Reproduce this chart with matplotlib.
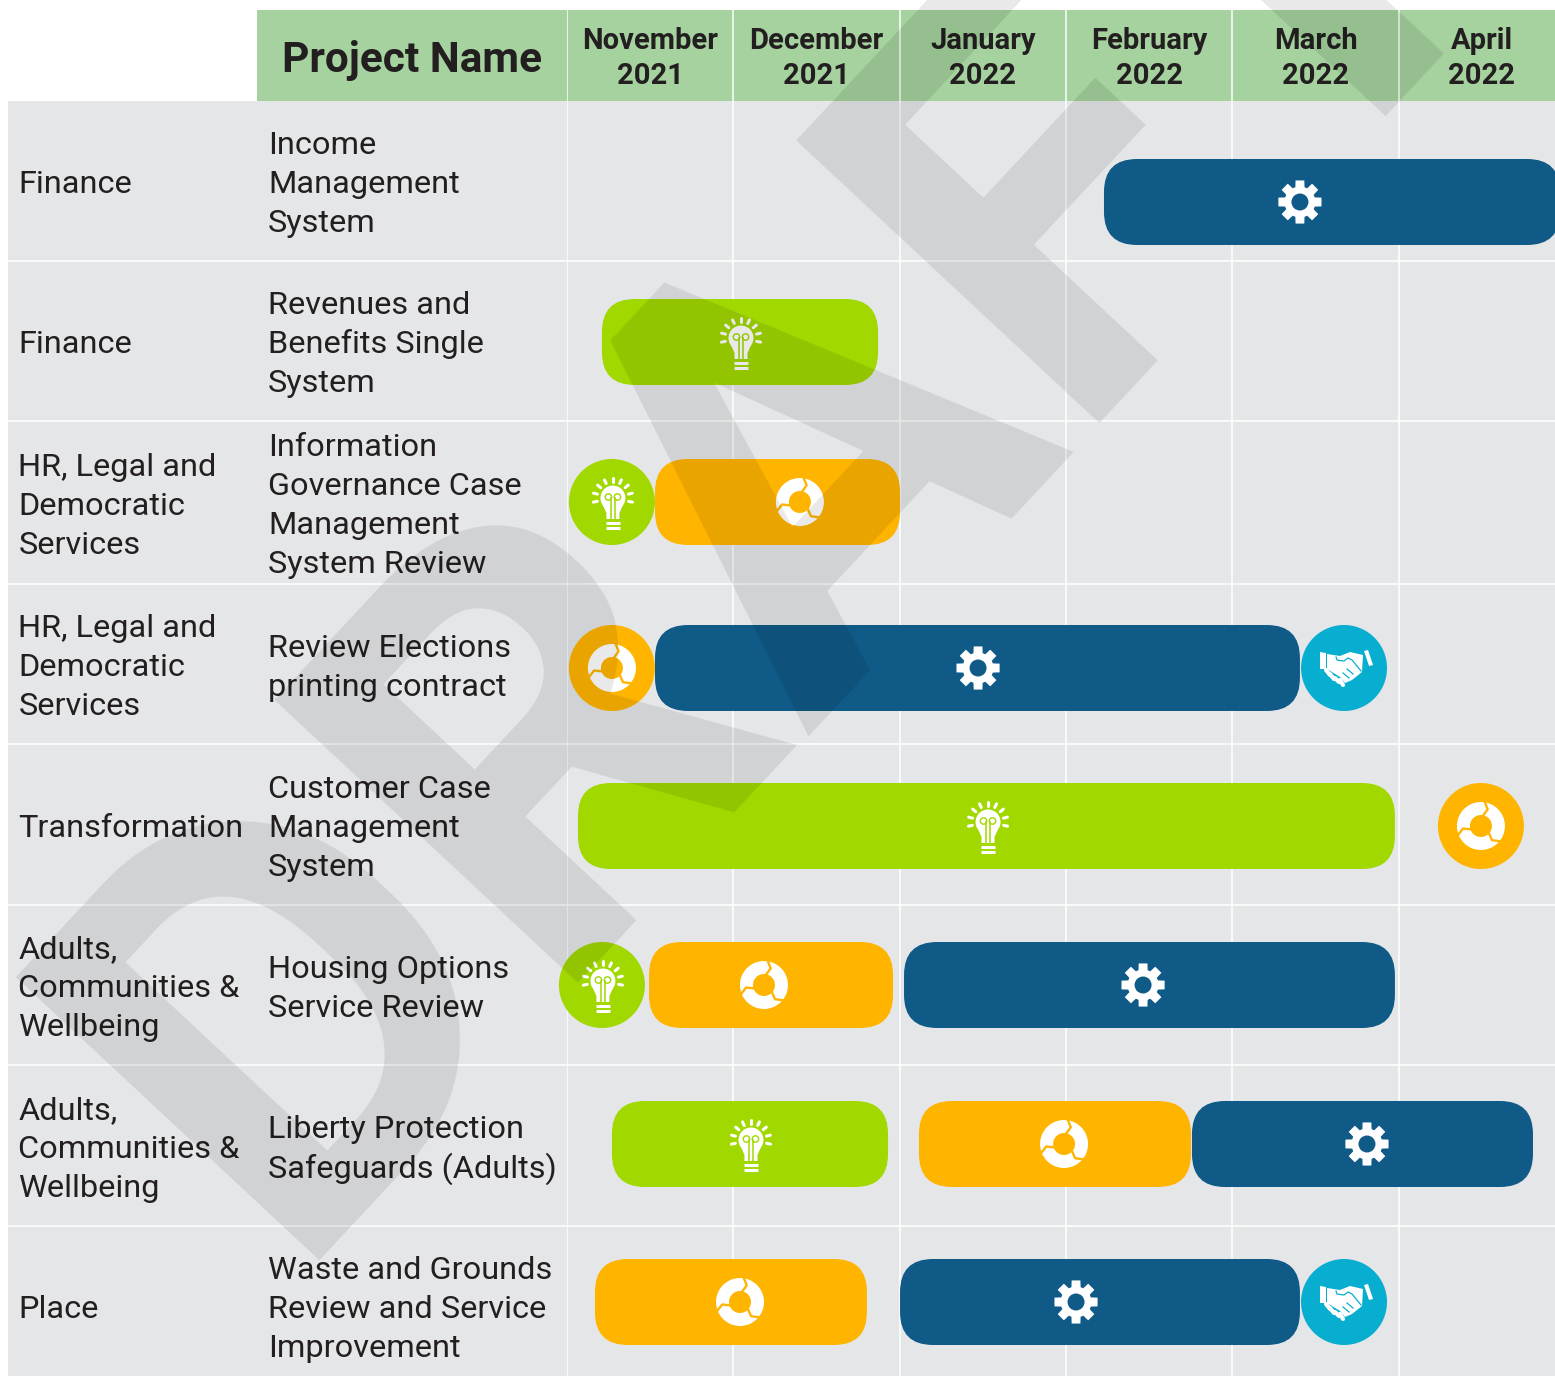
#!/usr/bin/env python3
import numpy as np
import matplotlib
matplotlib.use("Agg")
import matplotlib.pyplot as plt
from matplotlib.patches import Rectangle, FancyBboxPatch, Ellipse, Circle, Polygon, Wedge
from matplotlib.transforms import Affine2D

plt.rcParams["font.family"] = ["Roboto", "DejaVu Sans"]

months = ["November\n2021", "December\n2021", "January\n2022", "February\n2022", "March\n2022", "April\n2022"]
categories = ["Finance", "Finance", "HR, Legal and\nDemocratic\nServices", "HR, Legal and\nDemocratic\nServices",
              "Transformation", "Adults,\nCommunities &\nWellbeing", "Adults,\nCommunities &\nWellbeing", "Place"]
projects = ["Income\nManagement\nSystem", "Revenues and\nBenefits Single\nSystem",
            "Information\nGovernance Case\nManagement\nSystem Review", "Review Elections\nprinting contract",
            "Customer Case\nManagement\nSystem", "Housing Options\nService Review",
            "Liberty Protection\nSafeguards (Adults)", "Waste and Grounds\nReview and Service\nImprovement"]
row_edges = [101, 261, 421, 584, 744, 905, 1065, 1226, 1386]
row_centers = [202, 342, 502, 668, 826, 985, 1144, 1302]

# bars, x values in months from the start of November 2021
bar_rows = [0, 1, 2, 3, 4, 5, 5, 6, 6, 6, 7, 7]
bar_starts = [3.228, 0.21, 0.529, 0.529, 0.066, 0.493, 2.026, 0.27, 2.116, 3.757, 0.168, 2.002]
bar_ends = [5.97, 1.87, 2.002, 4.406, 4.977, 1.96, 4.977, 1.93, 3.751, 5.807, 1.803, 4.406]
bar_icons = [4.406, 1.04, 1.40, 2.471, 2.525, 1.184, 3.463, 1.10, 2.988, 4.809, 1.04, 3.06]
bar_kinds = ["build", "idea", "review", "build", "idea", "review", "build", "idea", "review", "build", "review", "build"]

# single-month milestones
dot_rows = [2, 3, 3, 4, 5, 7]
dot_x = [0.27, 0.27, 4.671, 5.494, 0.21, 4.671]
dot_kinds = ["idea", "review", "deal", "review", "idea", "deal"]

colors = {"idea": "#a0d800", "review": "#ffb400", "build": "#105a88", "deal": "#07aed0"}
BG = "#e5e6e8"
HEADER = "#a5d29e"
INK = "#231f20"
MONTH_PX = 166.35
BAR_H = 86


def draw_gear(ax, tr, bg):
    n = 8
    pts = []
    for i in range(n):
        a = 2 * np.pi * i / n
        for da, r in [(-0.30, 15.5), (-0.2, 22), (0.2, 22), (0.30, 15.5)]:
            pts.append((r * np.cos(a + da), r * np.sin(a + da)))
    ax.add_patch(Polygon(pts, fc="white", ec="none", transform=tr, zorder=6))
    ax.add_patch(Circle((0, 0), 8.5, fc=bg, ec="none", transform=tr, zorder=7))


def draw_bulb(ax, tr, bg):
    neck = [(-10, -3), (-6.5, -11), (-6.5, -17), (6.5, -17), (6.5, -11), (10, -3)]
    ax.add_patch(Circle((1, 4), 12.5, fc="white", ec="none", transform=tr, zorder=6))
    ax.add_patch(Polygon([(x + 1, y) for x, y in neck], fc="white", ec="none", transform=tr, zorder=6))
    for a in np.radians([-12, 14, 40, 65, 90, 115, 140, 166, 192]):
        ax.plot([1 + 16 * np.cos(a), 1 + 20 * np.cos(a)], [4 + 16 * np.sin(a), 4 + 20 * np.sin(a)],
                color="white", lw=2.2, transform=tr, zorder=6, solid_capstyle="round")
    for sign in (-1, 1):
        ax.add_patch(Circle((1 + sign * 4.5, 5), 3.2, fc="none", ec=bg, lw=1.0, transform=tr, zorder=7))
        ax.plot([1 + sign * 2.2, 1 + sign * 2.2], [4, -17], color=bg, lw=1.1, transform=tr, zorder=7)
    for y0 in (-21, -25.5):
        ax.plot([-6, 8], [y0, y0], color="white", lw=2.2, transform=tr, zorder=6, solid_capstyle="butt")


def draw_cycle(ax, tr, bg):
    ax.add_patch(Wedge((0, 0), 24, 0, 360, width=13, fc="white", ec="none", transform=tr, zorder=6))
    for a0 in (68, 188, 308):
        rs = np.array([10, 18, 25])
        ang = np.radians(np.array([a0 + 12, a0, a0 + 14]))
        ax.plot(rs * np.cos(ang), rs * np.sin(ang), color=bg, lw=1.7, transform=tr, zorder=7)


def draw_deal(ax, tr, bg):
    hands = [(-17, 14), (-4, 12), (6, 16), (19, 13), (18, -4), (8, -12), (1, -15), (-4, -9), (-17, -1)]
    ax.add_patch(Polygon(hands, fc="white", ec="none", transform=tr, zorder=6))
    ax.add_patch(Polygon([(-24, 16), (-18, 15), (-18, -1), (-24, -1)], fc="white", ec="none", transform=tr, zorder=6))
    ax.add_patch(Polygon([(20, 17), (24, 18), (29, 3), (25, 2)], fc="white", ec="none", transform=tr, zorder=6))
    for x0, y0, x1, y1 in [(-18, -2, -14, -7), (-14, -6, -10, -11), (-9, -10, -5, -14), (-4, -12, -1, -17)]:
        ax.plot([x0, x1], [y0, y1], color="white", lw=3, transform=tr, zorder=6, solid_capstyle="round")
    ax.plot([-8, -7, 0, 4, 8, 17], [11, 8, 7, 10, 8, -3], color=bg, lw=0.9, transform=tr, zorder=7)
    for x0, y0, x1, y1 in [(3, -1, 9, -6), (-1, -5, 5, -10)]:
        ax.plot([x0, x1], [y0, y1], color=bg, lw=0.9, transform=tr, zorder=7)


icon_funcs = {"build": draw_gear, "idea": draw_bulb, "review": draw_cycle, "deal": draw_deal}


def add_icon(gantt, x, y, kind):
    px = gantt.transData.transform((x, y))
    tr = Affine2D().translate(px[0], px[1])
    icon_funcs[kind](gantt, tr, colors[kind])


def main():
    fig = plt.figure(figsize=(15.55, 13.76), dpi=100)

    # table part, axes in pixels of the picture
    ax = fig.add_axes([0, 0, 1, 1], zorder=1)
    ax.set_xlim(0, 1555)
    ax.set_ylim(1376, 0)
    ax.axis("off")
    ax.add_patch(Rectangle((8, 101), 1547, 1285, fc=BG, ec="none"))
    ax.add_patch(Rectangle((257, 10), 1298, 91, fc=HEADER, ec="none"))
    ax.hlines(row_edges[1:-1], 8, 1555, color="white", lw=1.1, zorder=2)
    ax.text(412, 72, "Project Name", fontsize=30.5, fontweight="bold", color=INK, ha="center", va="baseline", zorder=3)

    for i in range(8):
        mid = (row_edges[i] + row_edges[i + 1]) / 2
        for x0, txt in [(18.5, categories[i]), (268, projects[i])]:
            lines = txt.split("\n")
            for k, line in enumerate(lines):
                y = mid + 12.3 + (k - (len(lines) - 1) / 2) * 39
                ax.text(x0, y, line, fontsize=23.4, color=INK, ha="left", va="baseline", zorder=3)

    # gantt part, x in months, y still in pixels
    gantt = fig.add_axes([567 / 1555, 0, (1555 - 567) / 1555, 1], zorder=2)
    gantt.set_xlim(0, (1555 - 567) / MONTH_PX)
    gantt.set_ylim(1376, 0)
    gantt.axis("off")
    gantt.vlines(range(6), 10, 1376, color="white", lw=1.1, zorder=1)
    for m, label in enumerate(months):
        l1, l2 = label.split("\n")
        gantt.text(m + 0.5, 49, l1, fontsize=21, fontweight="bold", color=INK, ha="center", va="baseline", zorder=3)
        gantt.text(m + 0.5, 83.5, l2, fontsize=21, fontweight="bold", color=INK, ha="center", va="baseline", zorder=3)

    for row, start, end, icon, kind in zip(bar_rows, bar_starts, bar_ends, bar_icons, bar_kinds):
        y = row_centers[row]
        box = FancyBboxPatch((start, y - BAR_H / 2), end - start, BAR_H,
                             boxstyle=f"round,pad=0,rounding_size={33 / MONTH_PX}",
                             mutation_aspect=MONTH_PX, fc=colors[kind], ec="none", zorder=4)
        gantt.add_patch(box)
        add_icon(gantt, icon, y, kind)

    for row, x, kind in zip(dot_rows, dot_x, dot_kinds):
        y = row_centers[row]
        gantt.add_patch(Ellipse((x, y), BAR_H / MONTH_PX, BAR_H, fc=colors[kind], ec="none", zorder=5, clip_on=False))
        add_icon(gantt, x, y, kind)

    # watermark over everything
    fig.text(283 / 1555, 1 - 1260 / 1376, "DRAFT", fontsize=420, fontweight="bold", color="black", alpha=0.09,
             rotation=47, rotation_mode="anchor", ha="left", va="baseline", zorder=10)

    fig.savefig("out.png", dpi=100)


if __name__ == "__main__":
    main()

> **WORK REQUIRED**:
The answer is the number of lines in the preceding material that hold "matplotlib"; write that number and nothing else.

> **COMPLETE OUTPUT**:
6